- [Set problem] Do not copy the pictures. Write out the lines from the start of the entries through the line containing "(-0.694,-0.706) rectangle (16.603,5.275);".

- [Source code of charts]
*****

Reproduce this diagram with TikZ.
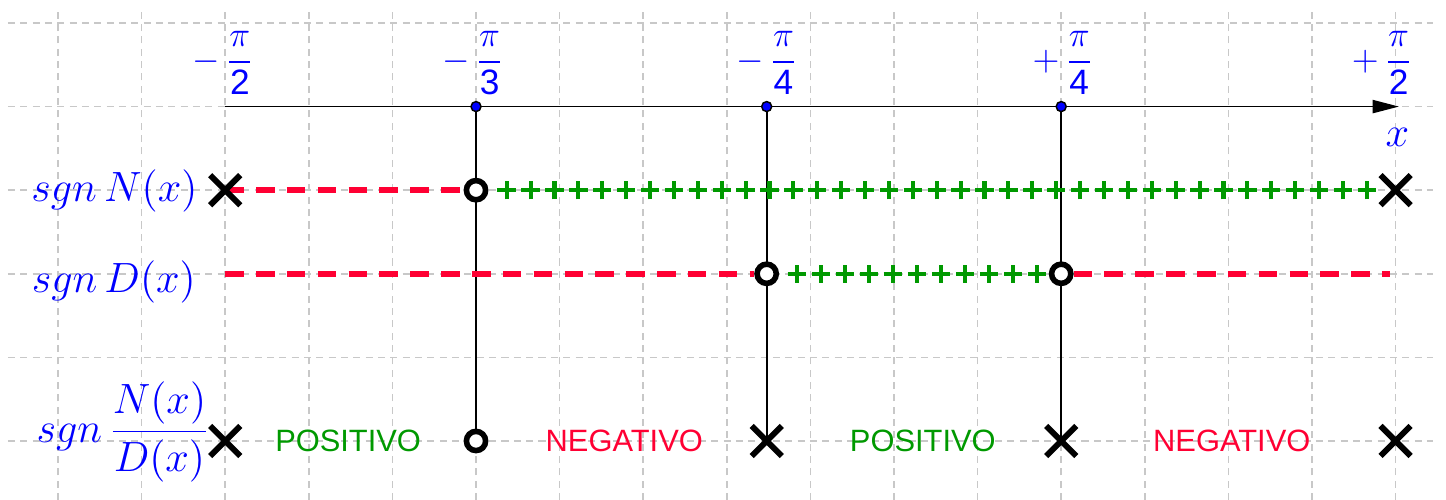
\documentclass[tikz,border=0pt]{standalone}
\usepackage{amsmath}
\usepackage{fontspec}
\setsansfont{Liberation Sans}
\usepackage{tikz}
\usetikzlibrary{calc,arrows.meta,shapes.misc,backgrounds}

\definecolor{ggblue}{RGB}{0,0,255}
\definecolor{ggred}{RGB}{255,0,51}
\definecolor{gggreen}{RGB}{0,153,0}
\definecolor{gggrid}{RGB}{200,200,200}

\tikzset{
  gridline/.style={gggrid, line width=0.5pt, dash pattern=on 2.4pt off 1.8pt},
  negline/.style={ggred, line width=1.9pt, dash pattern=on 6.3pt off 4.2pt},
  posmark/.style={gggreen, line width=1.4pt},
  zeromark/.style={circle, draw=black, fill=white, line width=1.9pt, minimum size=0.23cm, inner sep=0pt},
  polemark/.style={cross out, draw=black, line width=2pt, minimum size=0.29cm, inner sep=0pt},
  rootdot/.style={circle, draw=black, fill=ggblue, line width=0.5pt, minimum size=0.12cm, inner sep=0pt},
  ticklabel/.style={ggblue, anchor=base, inner sep=0pt, font=\fontsize{12}{14}\selectfont},
  rowlabel/.style={ggblue, anchor=east, inner sep=0pt, font=\fontsize{14.8}{18}\selectfont},
  signtext/.style={inner sep=0pt, font=\sffamily\fontsize{10.5}{12}\selectfont}
}

\begin{document}
\begin{tikzpicture}
    \useasboundingbox (-0.694,-0.706) rectangle (16.603,5.275);

    % Grid
    \begin{scope}[on background layer]
    \foreach \k in {0,...,16}
        \draw[gridline] (\k,-0.706) -- (\k,5.18);
    \foreach \r in {0,...,5}
        \draw[gridline] (-0.6,\r) -- (16.45,\r);
    \end{scope}

    % Axis
    \coordinate (x0) at (2,4);
    \coordinate (x1) at (16.04,4);
    \draw[line width=0.6pt, -{Triangle[length=9pt,width=4.5pt]}] (x0) -- (x1);
    \node[ggblue, font=\fontsize{14.4}{17}\selectfont] (xlab) at (16.02,3.635) {$x$};

    % Roots on the axis
    \node[rootdot] (dA) at (5,4) {};
    \node[rootdot] (dB) at (8.477,4) {};
    \node[rootdot] (dC) at (12,4) {};

    % Axis labels
    \node[ticklabel] (tL) at (1.976,4.43) {$-\,\dfrac{\pi}{\mathsf{2}}$};
    \node[ticklabel] (tA) at (4.964,4.43) {$-\,\dfrac{\pi}{\mathsf{3}}$};
    \node[ticklabel] (tB) at (8.479,4.43) {$-\,\dfrac{\pi}{\mathsf{4}}$};
    \node[ticklabel] (tC) at (12.02,4.43) {$+\,\dfrac{\pi}{\mathsf{4}}$};
    \node[ticklabel] (tR) at (15.84,4.43) {$+\,\dfrac{\pi}{\mathsf{2}}$};

    % Row labels
    \node[rowlabel] (lN) at (1.675,2.994) {$sgn\,N(x)$};
    \node[rowlabel] (lD) at (1.655,1.906) {$sgn\,D(x)$};
    \node[rowlabel, font=\fontsize{15.6}{18}\selectfont] (lQ) at (1.821,0.111) {$sgn\,\dfrac{N(x)}{D(x)}$};

    % sgn N(x)
    \node[polemark] (nL) at (2,3) {};
    \node[zeromark] (nA) at (5,3) {};
    \node[polemark] (nR) at (16,3) {};
    \foreach \i [evaluate=\i as \x using 5.367+\i*0.2858] in {0,...,36}
        \draw[posmark] (\x-0.11,3) -- (\x+0.11,3) (\x,2.89) -- (\x,3.11);

    % sgn D(x)
    \coordinate (dL) at (2,2);
    \coordinate (dR) at (15.93,2);
    \node[zeromark] (zB) at (8.477,2) {};
    \node[zeromark] (zC) at (12,2) {};
    \foreach \i [evaluate=\i as \x using 8.836+\i*0.2878] in {0,...,10}
        \draw[posmark] (\x-0.11,2) -- (\x+0.11,2) (\x,1.89) -- (\x,2.11);

    % sgn N(x)/D(x)
    \node[polemark] (qL) at (2,0) {};
    \node[zeromark] (qA) at (5,0) {};
    \node[polemark] (qB) at (8.477,0) {};
    \node[polemark] (qC) at (12,0) {};
    \node[polemark] (qR) at (16,0) {};
    \node[signtext, gggreen] (s1) at ($(qL)!0.49!(qA)$) {POSITIVO};
    \node[signtext, ggred] (s2) at ($(qA)!0.51!(qB)$) {NEGATIVO};
    \node[signtext, gggreen] (s3) at ($(qB)!0.53!(qC)$) {POSITIVO};
    \node[signtext, ggred] (s4) at ($(qC)!0.51!(qR)$) {NEGATIVO};

    % Connectors
    \begin{scope}[on background layer]
    \draw[line width=0.6pt] (dA) -- (qA);
    \draw[line width=0.6pt] (dB) -- (qB.center);
    \draw[line width=0.6pt] (dC) -- (qC.center);
    \draw[negline] (nL.center) -- (nA);
    \draw[negline] (dL) -- (zB);
    \draw[negline] (zC) -- (dR);
    \end{scope}

\end{tikzpicture}
\end{document}
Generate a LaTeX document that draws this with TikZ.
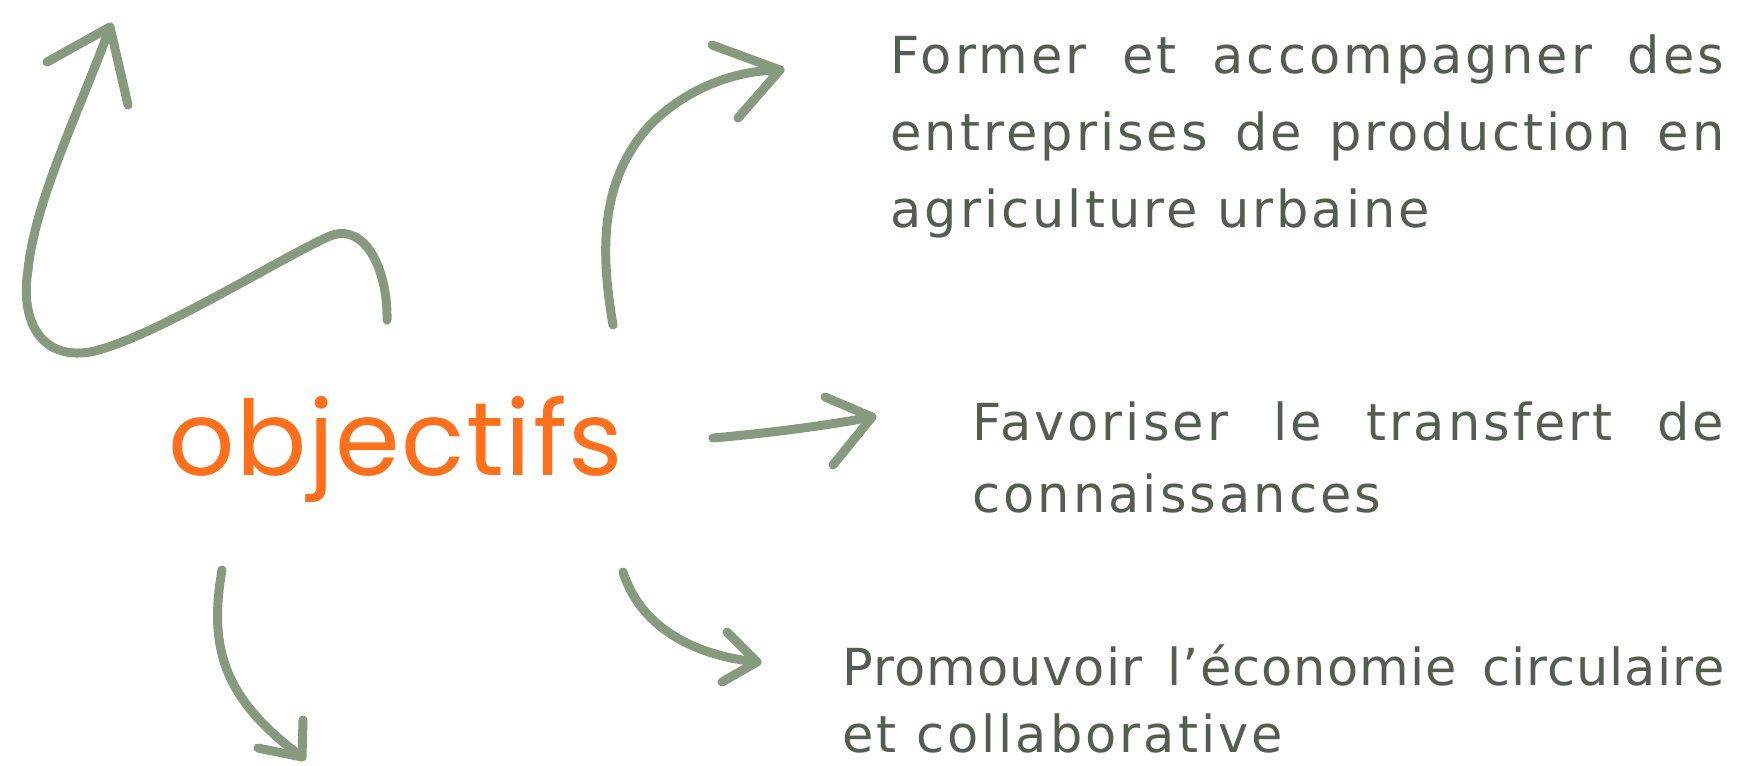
\documentclass[tikz,border=0pt]{standalone}
\usepackage{fontspec}
\setmainfont{DejaVu Sans}
\newfontfamily\handfont[LetterSpace=6]{DejaVu Sans}
\newfontfamily\handtight[LetterSpace=2]{DejaVu Sans}
\newfontfamily\objfont[LetterSpace=1.5]{Poppins}
\definecolor{arrowgreen}{HTML}{87997F}
\definecolor{textgray}{HTML}{545E50}
\definecolor{objorange}{HTML}{FF6F1C}
\tikzset{
  sketch/.style={draw=arrowgreen, line width=4.5pt, line cap=round, line join=round},
  goal/.style={anchor=north west, inner sep=0pt, align=left, text=textgray},
  title/.style={anchor=base west, inner sep=0pt, text=objorange, font=\objfont\fontsize{52}{55}\selectfont}
}
\begin{document}
\begin{tikzpicture}[x=0.5pt,y=-0.5pt]
\useasboundingbox (0,0) rectangle (1738,765);
% central word
\node[title] (obj) at (168,475) {objectifs};
% goals
\node[goal, font=\handfont\fontsize{25.5}{38.7}\selectfont] (g1) at (890,34) {\makebox[417pt][s]{Former et accompagner des}\\ \makebox[417pt][s]{entreprises de production en}\\ agriculture urbaine};
\node[goal, font=\handfont\fontsize{25.5}{36}\selectfont] (g2) at (972,401) {\makebox[376pt][s]{Favoriser le transfert de}\\ connaissances};
\node[goal, font=\handfont\fontsize{25.5}{33.5}\selectfont] (g3) at (842,644) {\makebox[441pt][s]{\handtight Promouvoir l’économie circulaire}\\ et collaborative};
% arrow 1 (free, upper left)
\coordinate (a1s) at (387,320);
\coordinate (a1t) at (110,27);
\draw[sketch] (a1s) .. controls (388,270) and (365,222) .. (330,236)
  .. controls (280,258) and (150,340) .. (90,352)
  .. controls (40,360) and (20,320) .. (28,270)
  .. controls (35,200) and (80,110) .. (a1t);
\draw[sketch] (47,62) -- (a1t) -- (128,105);
% arrow 2 -> g1
\coordinate (a2s) at (613,325);
\coordinate (a2t) at (780,70);
\draw[sketch] (a2s) .. controls (600,250) and (600,180) .. (650,125)
  .. controls (690,85) and (740,70) .. (a2t);
\draw[sketch] (712,45) -- (a2t) -- (738,118);
% arrow 3 -> g2
\coordinate (a3s) at (713,438);
\coordinate (a3t) at (872,417);
\draw[sketch] (a3s) .. controls (770,433) and (830,425) .. (a3t);
\draw[sketch] (825,397) -- (a3t) -- (833,465);
% arrow 4 (free, downward)
\coordinate (a4s) at (222,570);
\coordinate (a4t) at (302,757);
\draw[sketch] (a4s) .. controls (208,650) and (225,700) .. (a4t);
\draw[sketch] (258,748) -- (a4t) -- (303,720);
% arrow 5 -> g3
\coordinate (a5s) at (623,572);
\coordinate (a5t) at (757,662);
\draw[sketch] (a5s) .. controls (640,625) and (690,655) .. (a5t);
\draw[sketch] (727,632) -- (a5t) -- (722,682);
\end{tikzpicture}
\end{document}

*****

- [Result for this task]
Reproduce this diagram with TikZ.
\documentclass[tikz,border=0pt]{standalone}
\usepackage{amsmath}
\usepackage{fontspec}
\setsansfont{Liberation Sans}
\usepackage{tikz}
\usetikzlibrary{calc,arrows.meta,shapes.misc,backgrounds}

\definecolor{ggblue}{RGB}{0,0,255}
\definecolor{ggred}{RGB}{255,0,51}
\definecolor{gggreen}{RGB}{0,153,0}
\definecolor{gggrid}{RGB}{200,200,200}

\tikzset{
  gridline/.style={gggrid, line width=0.5pt, dash pattern=on 2.4pt off 1.8pt},
  negline/.style={ggred, line width=1.9pt, dash pattern=on 6.3pt off 4.2pt},
  posmark/.style={gggreen, line width=1.4pt},
  zeromark/.style={circle, draw=black, fill=white, line width=1.9pt, minimum size=0.23cm, inner sep=0pt},
  polemark/.style={cross out, draw=black, line width=2pt, minimum size=0.29cm, inner sep=0pt},
  rootdot/.style={circle, draw=black, fill=ggblue, line width=0.5pt, minimum size=0.12cm, inner sep=0pt},
  ticklabel/.style={ggblue, anchor=base, inner sep=0pt, font=\fontsize{12}{14}\selectfont},
  rowlabel/.style={ggblue, anchor=east, inner sep=0pt, font=\fontsize{14.8}{18}\selectfont},
  signtext/.style={inner sep=0pt, font=\sffamily\fontsize{10.5}{12}\selectfont}
}

\begin{document}
\begin{tikzpicture}
    \useasboundingbox (-0.694,-0.706) rectangle (16.603,5.275);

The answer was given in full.